With two chief ministerial candidates making the constituency a potent battleground, the BJP too threw in the gauntlet by fielding relative heavy weight Vijender Gupta, former Delhi BJP chief.
The fight, however, was far from triangular as trends showed that Dikshit and Kejriwal cornered the bulk of the votes. The margin between Dikshit and Kejriwal was so huge that even if the BJP had not fielded a strong candidate like Gupta – who made a substantial dent with 11,000 votes – the outgoing CM still would still have not been able to catch up with Kejriwal.
Dikshit read the trend early on in the day when she sent her resignation to the Lieutenant Governor shortly before noon on Sunday.
A visibly disappointed Gupta was seen sitting alone at the counting centre while AAP supporters were seen sloganeering and generally cheering their leader.

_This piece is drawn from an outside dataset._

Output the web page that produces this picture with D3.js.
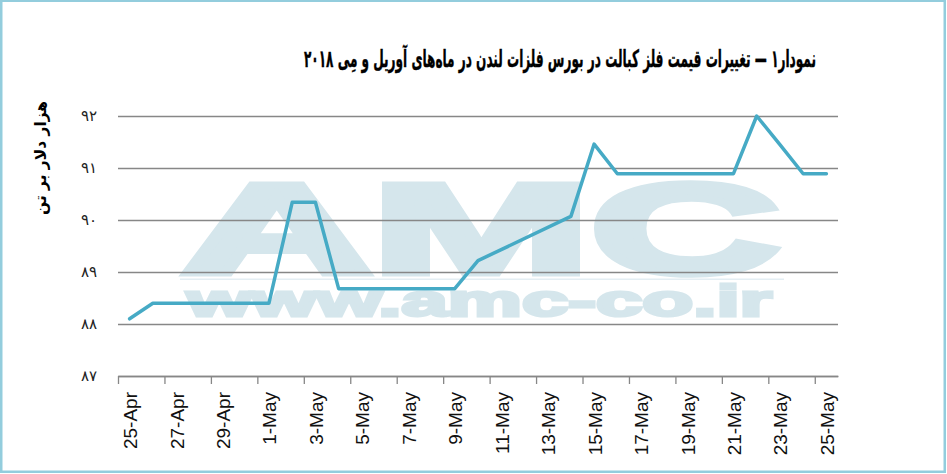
<!DOCTYPE html>
<html>
<head>
<meta charset="utf-8">
<script src="https://cdn.jsdelivr.net/npm/d3@7"></script>
<style>
  html, body { margin: 0; padding: 0; background: #fff; }
  svg { display: block; }
</style>
</head>
<body>
<svg id="chart" width="947" height="474"></svg>
<script>
// ---- data ----
const dates = ["2018-04-25","2018-04-26","2018-04-27","2018-04-30","2018-05-01","2018-05-02","2018-05-03","2018-05-04",
               "2018-05-08","2018-05-09","2018-05-10","2018-05-11","2018-05-14","2018-05-15","2018-05-16","2018-05-17",
               "2018-05-18","2018-05-21","2018-05-22","2018-05-23","2018-05-24","2018-05-25"];
const prices = [88.10, 88.40, 88.40, 88.40, 88.40, 90.34, 90.34, 88.68,
                88.68, 88.68, 89.22, 89.43, 90.07, 91.46, 90.89, 90.89,
                90.89, 90.89, 92.00, 91.45, 90.89, 90.89];
const xTickLabels = ["2018-04-25","2018-04-27","2018-04-29","2018-05-01","2018-05-03","2018-05-05","2018-05-07","2018-05-09",
                     "2018-05-11","2018-05-13","2018-05-15","2018-05-17","2018-05-19","2018-05-21","2018-05-23","2018-05-25"];
const yTicks = [87, 88, 89, 90, 91, 92];
const title = "نمودار۱ — تغییرات قیمت فلز کبالت در بورس فلزات لندن در ماه‌های آوریل و مِی ۲۰۱۸";
const yTitle = "هزار دلار بر تن";
const watermarkBig = "AMC";
const watermarkSmall = "www.amc-co.ir";

(function () {
// ---- layout ----
const svg = d3.select("#chart");
const pLeft = 118, pRight = 838, pTop = 116, pBottom = 376;
const parse = d3.utcParse("%Y-%m-%d");
const HALF = 12 * 3600 * 1000;

const x = d3.scaleUtc()
  .domain([new Date(+parse("2018-04-25") - HALF), new Date(+parse("2018-05-25") + HALF)])
  .range([pLeft, pRight]);
const y = d3.scaleLinear().domain([87, 92]).range([pBottom, pTop]);

const toFa = s => String(s).replace(/[0-9]/g, d => "۰۱۲۳۴۵۶۷۸۹"[+d]);

// frame
svg.append("rect").attr("x", 1.25).attr("y", 0.75).attr("width", 943.5).attr("height", 471)
  .attr("fill", "#fff").attr("stroke", "#93cddd").attr("stroke-width", 2.5);

// watermark
const wmColor = "rgb(213,230,236)";
const wm = svg.append("g").attr("fill", wmColor).attr("stroke", wmColor).attr("stroke-linejoin", "miter");
wm.append("text").attr("x", 182).attr("y", 273)
  .attr("font-family", "Liberation Sans, Arial, sans-serif").attr("font-weight", "bold")
  .attr("font-size", 128).attr("textLength", 598).attr("lengthAdjust", "spacingAndGlyphs")
  .attr("stroke-width", 7)
  .text(watermarkBig);
wm.append("rect").attr("x", 180).attr("y", 278.5).attr("width", 604).attr("height", 1.5)
  .attr("stroke", "none").attr("fill", "rgb(228,238,243)");
wm.append("text").attr("x", 187).attr("y", 316)
  .attr("font-family", "Liberation Sans, Arial, sans-serif").attr("font-weight", "bold")
  .attr("font-size", 44).attr("textLength", 585).attr("lengthAdjust", "spacingAndGlyphs")
  .attr("stroke-width", 3)
  .text(watermarkSmall);

// gridlines + y labels
const yAxis = d3.axisLeft(y).tickValues(yTicks).tickSize(-(pRight - pLeft)).tickPadding(21)
  .tickFormat(d => toFa(d));
const gy = svg.append("g").attr("transform", `translate(${pLeft},0)`).call(yAxis);
gy.select(".domain").remove();
gy.selectAll(".tick line").attr("stroke", "#878787").attr("stroke-width", 1.3);
gy.selectAll(".tick text").attr("font-family", "DejaVu Sans, sans-serif").attr("font-size", 15)
  .attr("letter-spacing", 3).attr("fill", "#222");

// x axis ticks (at category boundaries)
const boundaries = xTickLabels.map(s => new Date(+parse(s) - HALF));
const xAxisTicks = d3.axisBottom(x).tickValues(boundaries).tickSize(8).tickFormat("").tickSizeOuter(0);
const gx = svg.append("g").attr("transform", `translate(0,${pBottom})`).call(xAxisTicks);
gx.select(".domain").attr("stroke", "#878787").attr("stroke-width", 1.3);
gx.selectAll(".tick line").attr("stroke", "#878787").attr("stroke-width", 1.3);

// x labels at category centers
const fmt = d3.utcFormat("%-d-%b");
const xAxisLabels = d3.axisBottom(x).tickValues(xTickLabels.map(parse)).tickSize(0).tickFormat(fmt);
const gxl = svg.append("g").attr("transform", `translate(0,${pBottom})`).call(xAxisLabels);
gxl.select(".domain").remove();
gxl.selectAll(".tick text")
  .attr("font-family", "Liberation Sans, Arial, sans-serif").attr("font-size", 19).attr("fill", "#111")
  .attr("text-anchor", "end").attr("dy", null).attr("y", 0)
  .attr("transform", "translate(7,16) rotate(-90)");

// line
const line = d3.line().x((d, i) => x(parse(dates[i]))).y(d => y(d));
svg.append("path").datum(prices).attr("d", line)
  .attr("fill", "none").attr("stroke", "#46aac5").attr("stroke-width", 3.5)
  .attr("stroke-linejoin", "round").attr("stroke-linecap", "round");

// title
svg.append("text").attr("x", 560).attr("y", 67).attr("text-anchor", "middle")
  .attr("direction", "rtl")
  .attr("font-family", "DejaVu Sans, sans-serif").attr("font-weight", "bold").attr("font-size", 24)
  .attr("stroke", "#000").attr("stroke-width", 0.4)
  .attr("textLength", 512).attr("lengthAdjust", "spacingAndGlyphs")
  .attr("fill", "#000").text(title);

// y title
svg.append("text").attr("transform", "translate(46,158) rotate(-90)").attr("text-anchor", "middle")
  .attr("direction", "rtl")
  .attr("font-family", "DejaVu Sans, sans-serif").attr("font-weight", "bold").attr("font-size", 16)
  .attr("textLength", 114).attr("lengthAdjust", "spacingAndGlyphs")
  .attr("fill", "#000").text(yTitle);
})();
</script>
</body>
</html>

Kejriwal had campaigned aggressively amongst the slum clusters – read Valmiki community, Congress’ traditional stronghold – in the constituency. It was the public from here that had elected the Dikshit for three consecutive terms, the last in 2008 when she won by a margin of over 14,000 votes.
The New Delhi constituency comprises mostly government employees across cadres, few residential colonies and over a dozen slum clusters.
A resident of Kaushambi in neighbouring Ghaziabad district (Uttar Pradesh), the AAP leader had first shifted base to east Delhi’s Sundar Nagari and later became a voter of the New Delhi constituency.